Thursday, 27 January 2011: 2:45 PM
604 (Washington State Convention Center)
Julie K. Lundquist, University of Colorado at Boulder, Bouder, CO

Nocturnal low-level jets (LLJs) are responsible for mesoscale transport and dispersion, for example advecting large quantities of moisture into the U.S. Great Plains during summer. LLJs are also assumed to affect smaller-scale transport and dispersion processes. The present study quantifies the mechanisms by which mesoscale phenomena, like nocturnal LLJs, affect turbulence and transport within urban areas.

To document atmospheric transport and dispersion in urban environments, the Joint URBAN 2003 field experiment took place in Oklahoma City, Oklahoma, during July 2003. Over one hundred three-dimensional sonic anemometers were deployed in and around the urban area to monitor wind speed, direction, and turbulence during dispersion experiments in the city center.
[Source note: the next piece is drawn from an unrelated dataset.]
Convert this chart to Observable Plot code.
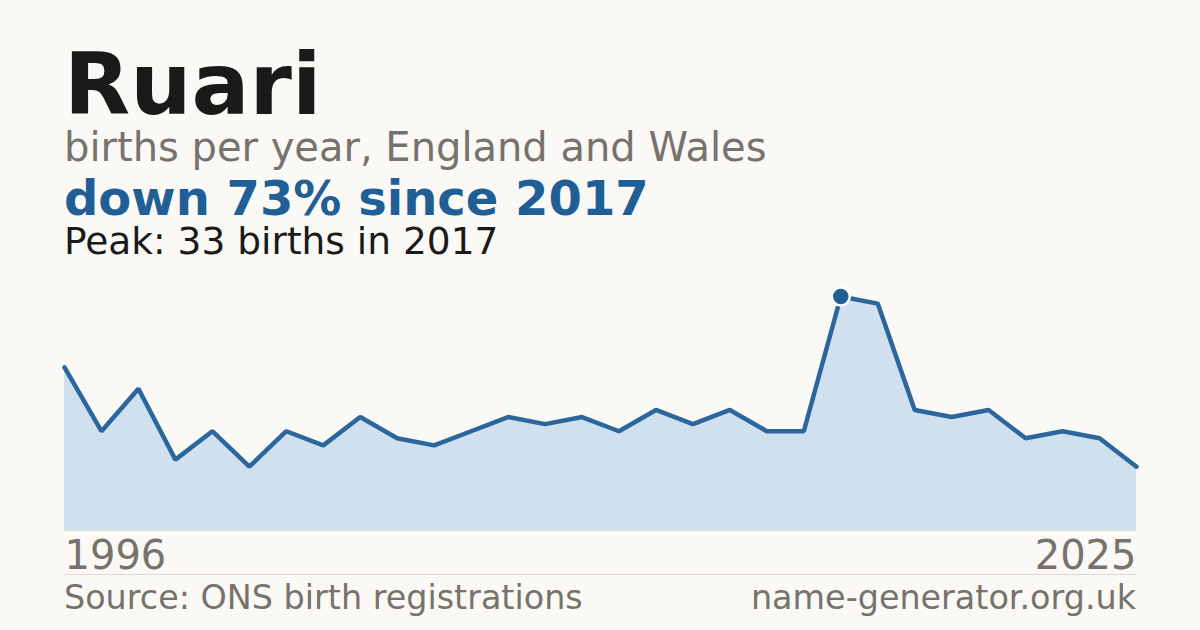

Sonic anemometers were sited in various urban microenvironments, such as within a street canyon, at an intersection of two boulevards, atop a building in the built-up city center, in a less-built-up area just downwind of the city center, etc. The inertial dissipation method has been applied to data from these sonic anemometers to calculate turbulence kinetic energy (TKE) dissipation rates. In the case of a profile of sonic anemometers, all the terms of the TKE budget have also been calculated. Although daytime values of dissipation rates are typically at least a factor of two larger than nighttime values of disspation, some significant nocturnal events include short “bursts” with dissipation rates on the order of daytime values.

Concurrently, an hourly climatology of nocturnal low-level jet (LLJ) behavior in the OKC region has been prepared using boundary-layer wind profilers and sodars. Analysis of these datasets indicates that episodic turbulence bursting events induced by low-level jets descend to the levels observed with sonic anemometers, and enhanced TKE and dissipation rates are observed coincident with these bursting events, suggesting that urban studies must incorporate consideration of mesoscale events such as LLJs.